EXERCISE PROMPT:
Reproduce the listing word for word. Skip any image.
Start INPUT RECORDS
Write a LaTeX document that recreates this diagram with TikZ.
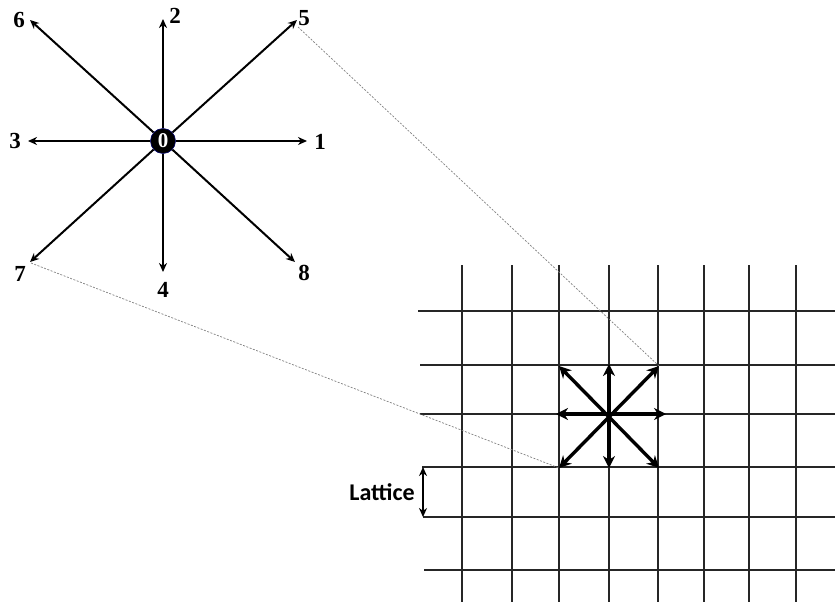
\documentclass[tikz,border=0pt]{standalone}
\usepackage{fontspec}
\setmainfont{Liberation Serif}
\newfontfamily\calfont{Carlito}
\usetikzlibrary{arrows.meta}
\begin{document}
\begin{tikzpicture}[x=1pt,y=-1pt,
  bigarr/.style={line width=2pt,-{Stealth[length=9pt,width=8pt]}},
  smallarr/.style={line width=3.4pt,{Stealth[length=12pt,width=12pt]}-{Stealth[length=12pt,width=12pt]}},
  gridline/.style={line width=1.2pt,black!85},
  num/.style={font=\fontsize{23}{23}\selectfont\bfseries,inner sep=0pt},
  guide/.style={gray,line width=0.7pt,dash pattern=on 2pt off 1.5pt}]
\useasboundingbox (0,0) rectangle (835,602);
% grid
\foreach \x in {462,512,559,609,658,704,749,796} \draw[gridline] (\x,265) -- (\x,602);
\foreach \y/\l in {311/418,365/420,414/420,467/422,517/423,570/424} \draw[gridline] (\l,\y) -- (835,\y);
% big star
\node[circle,fill=black,draw=blue!40!black,line width=0.6pt,minimum size=25pt,inner sep=0pt,
  text=white,font=\fontsize{21}{21}\selectfont\bfseries] (c) at (163,141) {0};
\coordinate (t1) at (307,141);
\coordinate (t2) at (163,19);
\coordinate (t3) at (28,141);
\coordinate (t4) at (163,272);
\coordinate (t5) at (297,20);
\coordinate (t6) at (30,20);
\coordinate (t7) at (30,262);
\coordinate (t8) at (295,262);
\foreach \i in {1,...,8} \draw[bigarr] (c) -- (t\i);
\node[num] (n1) at (320,142) {1};
\node[num] (n2) at (175,16) {2};
\node[num] (n3) at (15,141) {3};
\node[num] (n4) at (163,290) {4};
\node[num] (n5) at (304,18) {5};
\node[num] (n6) at (19,20) {6};
\node[num] (n7) at (20,274) {7};
\node[num] (n8) at (304,273) {8};
% small star
\coordinate (s) at (609,414);
\coordinate (sa) at (556,414);
\coordinate (sb) at (666,414);
\coordinate (sc) at (609,364);
\coordinate (sd) at (609,468);
\coordinate (se) at (559,366);
\coordinate (sf) at (659,468);
\coordinate (sg) at (659,366);
\coordinate (sh) at (559,468);
\draw[smallarr] (sa) -- (sb);
\draw[smallarr] (sc) -- (sd);
\draw[smallarr] (se) -- (sf);
\draw[smallarr] (sg) -- (sh);
% guides
\coordinate (g5) at (298,27);
\coordinate (g7) at (31,263);
\draw[guide] (g5) -- (sg);
\draw[guide] (g7) -- (sh);
% lattice
\coordinate (la) at (423,467);
\coordinate (lb) at (423,517);
\draw[line width=2pt,{Stealth[length=9pt,width=8pt]}-{Stealth[length=9pt,width=8pt]}] (la) -- (lb);
\node[font=\calfont\fontsize{24}{24}\selectfont\bfseries,anchor=east,inner sep=0pt] (lt) at (415,492) {Lattice};
\end{tikzpicture}
\end{document}
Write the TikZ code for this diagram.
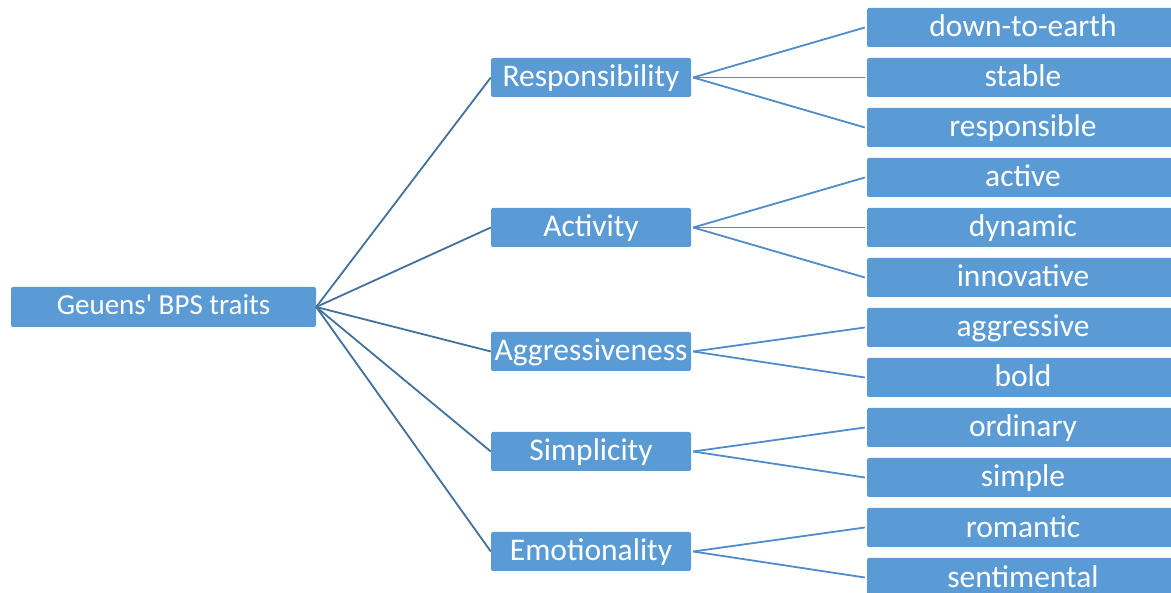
\documentclass[tikz,border=0pt]{standalone}
\usepackage{fontspec}
\setmainfont{Carlito}[Ligatures=TeXOff]
\definecolor{boxblue}{HTML}{5B9BD5}
\definecolor{rootline}{HTML}{41719C}
\definecolor{midline}{HTML}{4F8CC9}
\begin{document}
\begin{tikzpicture}[x=1pt,y=-1pt,
  box/.style={fill=boxblue,text=white,rounded corners=2pt,inner sep=0pt,font=\fontsize{31.5}{36}\selectfont,text height=24pt,text depth=5pt},
  rootbox/.style={box,minimum width=305pt,minimum height=40pt,font=\fontsize{29}{34}\selectfont,text height=22pt,text depth=6pt},
  midbox/.style={box,minimum width=200pt,minimum height=39pt},
  leafbox/.style={box,minimum width=312pt,minimum height=39pt},
  rl/.style={draw=rootline,line width=1.8pt},
  ml/.style={draw=midline,line width=1.8pt}]
\useasboundingbox (0,0) rectangle (1171,593);
\node[rootbox] (root) at (163.5,307) {Geuens' BPS traits};
\node[midbox] (m1) at (591,77.5) {Responsibility};
\node[midbox] (m2) at (591,227.5) {Activity};
\node[midbox] (m3) at (591,351.5) {Aggressiveness};
\node[midbox] (m4) at (591,451.5) {Simplicity};
\node[midbox] (m5) at (591,551.5) {Emotionality};
\foreach \n/\t [count=\i from 0] in {l1/down-to-earth,l2/stable,l3/responsible,l4/active,l5/dynamic,l6/innovative,l7/aggressive,l8/bold,l9/ordinary,l10/simple,l11/romantic,l12/sentimental}
  \node[leafbox] (\n) at (1023,27.5+50*\i) {\t};
\foreach \m in {m1,m2,m3,m4,m5} \draw[rl] (root.east) -- (\m.west);
\foreach \m/\l in {m1/l1,m1/l2,m1/l3,m2/l4,m2/l5,m2/l6,m3/l7,m3/l8,m4/l9,m4/l10,m5/l11,m5/l12}
  \draw[ml] ([xshift=2pt]\m.east) -- ([xshift=-2pt]\l.west);
\end{tikzpicture}
\end{document}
End INPUT RECORDS
EXERCISE RESULT:
Write a LaTeX document that recreates this diagram with TikZ.
\documentclass[tikz,border=0pt]{standalone}
\usepackage{fontspec}
\setmainfont{Liberation Serif}
\newfontfamily\calfont{Carlito}
\usetikzlibrary{arrows.meta}
\begin{document}
\begin{tikzpicture}[x=1pt,y=-1pt,
  bigarr/.style={line width=2pt,-{Stealth[length=9pt,width=8pt]}},
  smallarr/.style={line width=3.4pt,{Stealth[length=12pt,width=12pt]}-{Stealth[length=12pt,width=12pt]}},
  gridline/.style={line width=1.2pt,black!85},
  num/.style={font=\fontsize{23}{23}\selectfont\bfseries,inner sep=0pt},
  guide/.style={gray,line width=0.7pt,dash pattern=on 2pt off 1.5pt}]
\useasboundingbox (0,0) rectangle (835,602);
% grid
\foreach \x in {462,512,559,609,658,704,749,796} \draw[gridline] (\x,265) -- (\x,602);
\foreach \y/\l in {311/418,365/420,414/420,467/422,517/423,570/424} \draw[gridline] (\l,\y) -- (835,\y);
% big star
\node[circle,fill=black,draw=blue!40!black,line width=0.6pt,minimum size=25pt,inner sep=0pt,
  text=white,font=\fontsize{21}{21}\selectfont\bfseries] (c) at (163,141) {0};
\coordinate (t1) at (307,141);
\coordinate (t2) at (163,19);
\coordinate (t3) at (28,141);
\coordinate (t4) at (163,272);
\coordinate (t5) at (297,20);
\coordinate (t6) at (30,20);
\coordinate (t7) at (30,262);
\coordinate (t8) at (295,262);
\foreach \i in {1,...,8} \draw[bigarr] (c) -- (t\i);
\node[num] (n1) at (320,142) {1};
\node[num] (n2) at (175,16) {2};
\node[num] (n3) at (15,141) {3};
\node[num] (n4) at (163,290) {4};
\node[num] (n5) at (304,18) {5};
\node[num] (n6) at (19,20) {6};
\node[num] (n7) at (20,274) {7};
\node[num] (n8) at (304,273) {8};
% small star
\coordinate (s) at (609,414);
\coordinate (sa) at (556,414);
\coordinate (sb) at (666,414);
\coordinate (sc) at (609,364);
\coordinate (sd) at (609,468);
\coordinate (se) at (559,366);
\coordinate (sf) at (659,468);
\coordinate (sg) at (659,366);
\coordinate (sh) at (559,468);
\draw[smallarr] (sa) -- (sb);
\draw[smallarr] (sc) -- (sd);
\draw[smallarr] (se) -- (sf);
\draw[smallarr] (sg) -- (sh);
% guides
\coordinate (g5) at (298,27);
\coordinate (g7) at (31,263);
\draw[guide] (g5) -- (sg);
\draw[guide] (g7) -- (sh);
% lattice
\coordinate (la) at (423,467);
\coordinate (lb) at (423,517);
\draw[line width=2pt,{Stealth[length=9pt,width=8pt]}-{Stealth[length=9pt,width=8pt]}] (la) -- (lb);
\node[font=\calfont\fontsize{24}{24}\selectfont\bfseries,anchor=east,inner sep=0pt] (lt) at (415,492) {Lattice};
\end{tikzpicture}
\end{document}
Write the TikZ code for this diagram.
\documentclass[tikz,border=0pt]{standalone}
\usepackage{fontspec}
\setmainfont{Carlito}[Ligatures=TeXOff]
\definecolor{boxblue}{HTML}{5B9BD5}
\definecolor{rootline}{HTML}{41719C}
\definecolor{midline}{HTML}{4F8CC9}
\begin{document}
\begin{tikzpicture}[x=1pt,y=-1pt,
  box/.style={fill=boxblue,text=white,rounded corners=2pt,inner sep=0pt,font=\fontsize{31.5}{36}\selectfont,text height=24pt,text depth=5pt},
  rootbox/.style={box,minimum width=305pt,minimum height=40pt,font=\fontsize{29}{34}\selectfont,text height=22pt,text depth=6pt},
  midbox/.style={box,minimum width=200pt,minimum height=39pt},
  leafbox/.style={box,minimum width=312pt,minimum height=39pt},
  rl/.style={draw=rootline,line width=1.8pt},
  ml/.style={draw=midline,line width=1.8pt}]
\useasboundingbox (0,0) rectangle (1171,593);
\node[rootbox] (root) at (163.5,307) {Geuens' BPS traits};
\node[midbox] (m1) at (591,77.5) {Responsibility};
\node[midbox] (m2) at (591,227.5) {Activity};
\node[midbox] (m3) at (591,351.5) {Aggressiveness};
\node[midbox] (m4) at (591,451.5) {Simplicity};
\node[midbox] (m5) at (591,551.5) {Emotionality};
\foreach \n/\t [count=\i from 0] in {l1/down-to-earth,l2/stable,l3/responsible,l4/active,l5/dynamic,l6/innovative,l7/aggressive,l8/bold,l9/ordinary,l10/simple,l11/romantic,l12/sentimental}
  \node[leafbox] (\n) at (1023,27.5+50*\i) {\t};
\foreach \m in {m1,m2,m3,m4,m5} \draw[rl] (root.east) -- (\m.west);
\foreach \m/\l in {m1/l1,m1/l2,m1/l3,m2/l4,m2/l5,m2/l6,m3/l7,m3/l8,m4/l9,m4/l10,m5/l11,m5/l12}
  \draw[ml] ([xshift=2pt]\m.east) -- ([xshift=-2pt]\l.west);
\end{tikzpicture}
\end{document}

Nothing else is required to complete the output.